→ THE PROBLEM:
Repeat the lines below exactly as they appear, but leave out the images.

####

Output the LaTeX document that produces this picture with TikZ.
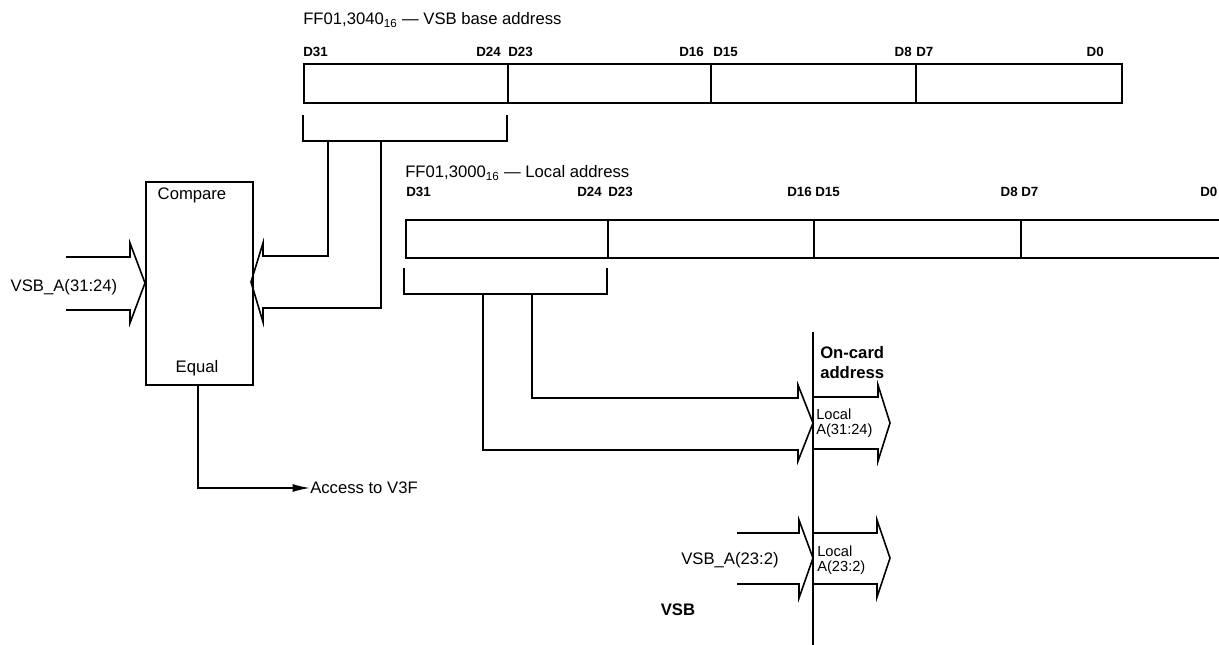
\documentclass[tikz,border=0pt]{standalone}
\usepackage{fontspec}
\setmainfont{Liberation Sans}
\usetikzlibrary{arrows.meta}
\tikzset{
  wire/.style={line width=1.2pt, line join=miter},
  cell/.style={draw, line width=1.2pt, anchor=north west, inner sep=0pt, minimum height=39*0.75pt},
  lcell/.style={draw, line width=1.2pt, anchor=north west, inner sep=0pt, minimum height=38*0.75pt},
  txt/.style={inner sep=0pt, font=\fontsize{12.5}{15}\selectfont},
  bitlbl/.style={inner sep=0pt, font=\fontsize{10}{12}\bfseries\selectfont},
  smalltxt/.style={inner sep=0pt, align=left, font=\fontsize{11}{11.3}\selectfont},
  boldtxt/.style={inner sep=0pt, align=left, font=\fontsize{12.5}{15}\bfseries\selectfont},
  outarrow/.style={wire, -{Latex[length=13pt,width=6pt]}}
}
\begin{document}
\begin{tikzpicture}[x=0.75pt,y=-0.75pt]
\useasboundingbox (0,0) rectangle (1219,645);
\clip (0,0) rectangle (1219,645);

% ---------- VSB base address register ----------
\node[txt, anchor=west] (t1) at (303,20) {FF01,3040\textsubscript{16} --- VSB base address};
\node[cell, minimum width=204*0.75pt] (b1) at (303,63) {};
\node[cell, minimum width=203*0.75pt] (b2) at (507,63) {};
\node[cell, minimum width=205*0.75pt] (b3) at (710,63) {};
\node[cell, minimum width=206*0.75pt] (b4) at (915,63) {};
\node[bitlbl, anchor=west] (bl31) at (303,52) {D31};
\node[bitlbl, anchor=east] (bl24) at (501,52) {D24};
\node[bitlbl, anchor=west] (bl23) at (508,52) {D23};
\node[bitlbl, anchor=east] (bl16) at (704,52) {D16};
\node[bitlbl, anchor=west] (bl15) at (713,52) {D15};
\node[bitlbl, anchor=east] (bl8) at (912,52) {D8};
\node[bitlbl, anchor=west] (bl7) at (916,52) {D7};
\node[bitlbl, anchor=east] (bl0) at (1104,52) {D0};

% bracket under D31-D24
\coordinate (bk1a) at (303,115);
\coordinate (bk1b) at (303,141);
\coordinate (bk1c) at (507,141);
\coordinate (bk1d) at (507,115);
\draw[wire] (bk1a) -- (bk1b) -- (bk1c) -- (bk1d);
\coordinate (s1) at (328,141);
\coordinate (s2) at (381,141);

% ---------- Compare box ----------
\node[draw, line width=1.2pt, anchor=north west, inner sep=0pt,
      minimum width=107*0.75pt, minimum height=203*0.75pt] (cmp) at (145,181) {};
\node[txt] (cmpt) at (192,195) {Compare};
\node[txt] (eqt) at (197,368) {Equal};
\node[txt] (vsba) at (64,287) {VSB\_A(31:24)};

% left bus into compare
\draw[wire] (66,257) -- (130,257) -- (130,243) -- (145,283) -- (130,323) -- (130,310) -- (66,310);
% right bus into compare from base register
\draw[wire] (s1) -- (328,256) -- (263,256) -- (263,243) -- (251,282) -- (263,322) -- (263,308) -- (381,308) -- (s2);

% Equal output
\coordinate (eqo) at (198,384);
\node[txt, anchor=west] (acc) at (310,488) {Access to V3F};
\draw[outarrow] (eqo) -- (198,488) -- (acc.west);

% ---------- Local address register ----------
\node[txt, anchor=west] (t2) at (405,173) {FF01,3000\textsubscript{16} --- Local address};
\node[lcell, minimum width=202*0.75pt] (l1) at (405,219) {};
\node[lcell, minimum width=206*0.75pt] (l2) at (607,219) {};
\node[lcell, minimum width=207*0.75pt] (l3) at (813,219) {};
\node[lcell, minimum width=215*0.75pt] (l4) at (1020,219) {};
\node[bitlbl, anchor=west] (ll31) at (406,192) {D31};
\node[bitlbl, anchor=east] (ll24) at (602,192) {D24};
\node[bitlbl, anchor=west] (ll23) at (608,192) {D23};
\node[bitlbl, anchor=east] (ll16) at (812,192) {D16};
\node[bitlbl, anchor=west] (ll15) at (815,192) {D15};
\node[bitlbl, anchor=east] (ll8) at (1018,192) {D8};
\node[bitlbl, anchor=west] (ll7) at (1021,192) {D7};
\node[bitlbl, anchor=west] (ll0) at (1200,192) {D0};

% bracket under D31-D24
\coordinate (bk2a) at (404,268);
\coordinate (bk2b) at (404,294);
\coordinate (bk2c) at (607,294);
\coordinate (bk2d) at (607,268);
\draw[wire] (bk2a) -- (bk2b) -- (bk2c) -- (bk2d);
\coordinate (s3) at (483,294);
\coordinate (s4) at (532,294);

% ---------- On-card boundary ----------
\coordinate (vtop) at (813,332);
\coordinate (vbot) at (813,645);
\draw[wire] (vtop) -- (vbot);
\node[boldtxt, anchor=west] (onc) at (820,363) {On-card\\address};

% Local A(31:24) bus
\draw[wire] (s4) -- (532,398) -- (798,398) -- (798,385) -- (813,423) -- (798,461) -- (798,450) -- (483,450) -- (s3);
\draw[wire] (813,397) -- (878,397) -- (878,385) -- (890,423) -- (878,461) -- (878,449) -- (813,449);
\node[smalltxt, anchor=west] (la1) at (816,423) {Local\\A(31:24)};

% Local A(23:2) bus
\draw[wire] (737,533) -- (799,533) -- (799,520) -- (813,558) -- (799,598) -- (799,584) -- (737,584);
\draw[wire] (813,533) -- (877,533) -- (877,520) -- (890,558) -- (877,597) -- (877,584) -- (813,584);
\node[txt] (vsbb) at (730,560) {VSB\_A(23:2)};
\node[smalltxt, anchor=west] (la2) at (817,560) {Local\\A(23:2)};
\node[boldtxt] (vsb) at (678,610) {VSB};
\end{tikzpicture}
\end{document}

####

→ ANSWER TO THE EXERCISE:
Output the LaTeX document that produces this picture with TikZ.
\documentclass[tikz,border=0pt]{standalone}
\usepackage{fontspec}
\setmainfont{Liberation Sans}
\usetikzlibrary{arrows.meta}
\tikzset{
  wire/.style={line width=1.2pt, line join=miter},
  cell/.style={draw, line width=1.2pt, anchor=north west, inner sep=0pt, minimum height=39*0.75pt},
  lcell/.style={draw, line width=1.2pt, anchor=north west, inner sep=0pt, minimum height=38*0.75pt},
  txt/.style={inner sep=0pt, font=\fontsize{12.5}{15}\selectfont},
  bitlbl/.style={inner sep=0pt, font=\fontsize{10}{12}\bfseries\selectfont},
  smalltxt/.style={inner sep=0pt, align=left, font=\fontsize{11}{11.3}\selectfont},
  boldtxt/.style={inner sep=0pt, align=left, font=\fontsize{12.5}{15}\bfseries\selectfont},
  outarrow/.style={wire, -{Latex[length=13pt,width=6pt]}}
}
\begin{document}
\begin{tikzpicture}[x=0.75pt,y=-0.75pt]
\useasboundingbox (0,0) rectangle (1219,645);
\clip (0,0) rectangle (1219,645);

% ---------- VSB base address register ----------
\node[txt, anchor=west] (t1) at (303,20) {FF01,3040\textsubscript{16} --- VSB base address};
\node[cell, minimum width=204*0.75pt] (b1) at (303,63) {};
\node[cell, minimum width=203*0.75pt] (b2) at (507,63) {};
\node[cell, minimum width=205*0.75pt] (b3) at (710,63) {};
\node[cell, minimum width=206*0.75pt] (b4) at (915,63) {};
\node[bitlbl, anchor=west] (bl31) at (303,52) {D31};
\node[bitlbl, anchor=east] (bl24) at (501,52) {D24};
\node[bitlbl, anchor=west] (bl23) at (508,52) {D23};
\node[bitlbl, anchor=east] (bl16) at (704,52) {D16};
\node[bitlbl, anchor=west] (bl15) at (713,52) {D15};
\node[bitlbl, anchor=east] (bl8) at (912,52) {D8};
\node[bitlbl, anchor=west] (bl7) at (916,52) {D7};
\node[bitlbl, anchor=east] (bl0) at (1104,52) {D0};

% bracket under D31-D24
\coordinate (bk1a) at (303,115);
\coordinate (bk1b) at (303,141);
\coordinate (bk1c) at (507,141);
\coordinate (bk1d) at (507,115);
\draw[wire] (bk1a) -- (bk1b) -- (bk1c) -- (bk1d);
\coordinate (s1) at (328,141);
\coordinate (s2) at (381,141);

% ---------- Compare box ----------
\node[draw, line width=1.2pt, anchor=north west, inner sep=0pt,
      minimum width=107*0.75pt, minimum height=203*0.75pt] (cmp) at (145,181) {};
\node[txt] (cmpt) at (192,195) {Compare};
\node[txt] (eqt) at (197,368) {Equal};
\node[txt] (vsba) at (64,287) {VSB\_A(31:24)};

% left bus into compare
\draw[wire] (66,257) -- (130,257) -- (130,243) -- (145,283) -- (130,323) -- (130,310) -- (66,310);
% right bus into compare from base register
\draw[wire] (s1) -- (328,256) -- (263,256) -- (263,243) -- (251,282) -- (263,322) -- (263,308) -- (381,308) -- (s2);

% Equal output
\coordinate (eqo) at (198,384);
\node[txt, anchor=west] (acc) at (310,488) {Access to V3F};
\draw[outarrow] (eqo) -- (198,488) -- (acc.west);

% ---------- Local address register ----------
\node[txt, anchor=west] (t2) at (405,173) {FF01,3000\textsubscript{16} --- Local address};
\node[lcell, minimum width=202*0.75pt] (l1) at (405,219) {};
\node[lcell, minimum width=206*0.75pt] (l2) at (607,219) {};
\node[lcell, minimum width=207*0.75pt] (l3) at (813,219) {};
\node[lcell, minimum width=215*0.75pt] (l4) at (1020,219) {};
\node[bitlbl, anchor=west] (ll31) at (406,192) {D31};
\node[bitlbl, anchor=east] (ll24) at (602,192) {D24};
\node[bitlbl, anchor=west] (ll23) at (608,192) {D23};
\node[bitlbl, anchor=east] (ll16) at (812,192) {D16};
\node[bitlbl, anchor=west] (ll15) at (815,192) {D15};
\node[bitlbl, anchor=east] (ll8) at (1018,192) {D8};
\node[bitlbl, anchor=west] (ll7) at (1021,192) {D7};
\node[bitlbl, anchor=west] (ll0) at (1200,192) {D0};

% bracket under D31-D24
\coordinate (bk2a) at (404,268);
\coordinate (bk2b) at (404,294);
\coordinate (bk2c) at (607,294);
\coordinate (bk2d) at (607,268);
\draw[wire] (bk2a) -- (bk2b) -- (bk2c) -- (bk2d);
\coordinate (s3) at (483,294);
\coordinate (s4) at (532,294);

% ---------- On-card boundary ----------
\coordinate (vtop) at (813,332);
\coordinate (vbot) at (813,645);
\draw[wire] (vtop) -- (vbot);
\node[boldtxt, anchor=west] (onc) at (820,363) {On-card\\address};

% Local A(31:24) bus
\draw[wire] (s4) -- (532,398) -- (798,398) -- (798,385) -- (813,423) -- (798,461) -- (798,450) -- (483,450) -- (s3);
\draw[wire] (813,397) -- (878,397) -- (878,385) -- (890,423) -- (878,461) -- (878,449) -- (813,449);
\node[smalltxt, anchor=west] (la1) at (816,423) {Local\\A(31:24)};

% Local A(23:2) bus
\draw[wire] (737,533) -- (799,533) -- (799,520) -- (813,558) -- (799,598) -- (799,584) -- (737,584);
\draw[wire] (813,533) -- (877,533) -- (877,520) -- (890,558) -- (877,597) -- (877,584) -- (813,584);
\node[txt] (vsbb) at (730,560) {VSB\_A(23:2)};
\node[smalltxt, anchor=west] (la2) at (817,560) {Local\\A(23:2)};
\node[boldtxt] (vsb) at (678,610) {VSB};
\end{tikzpicture}
\end{document}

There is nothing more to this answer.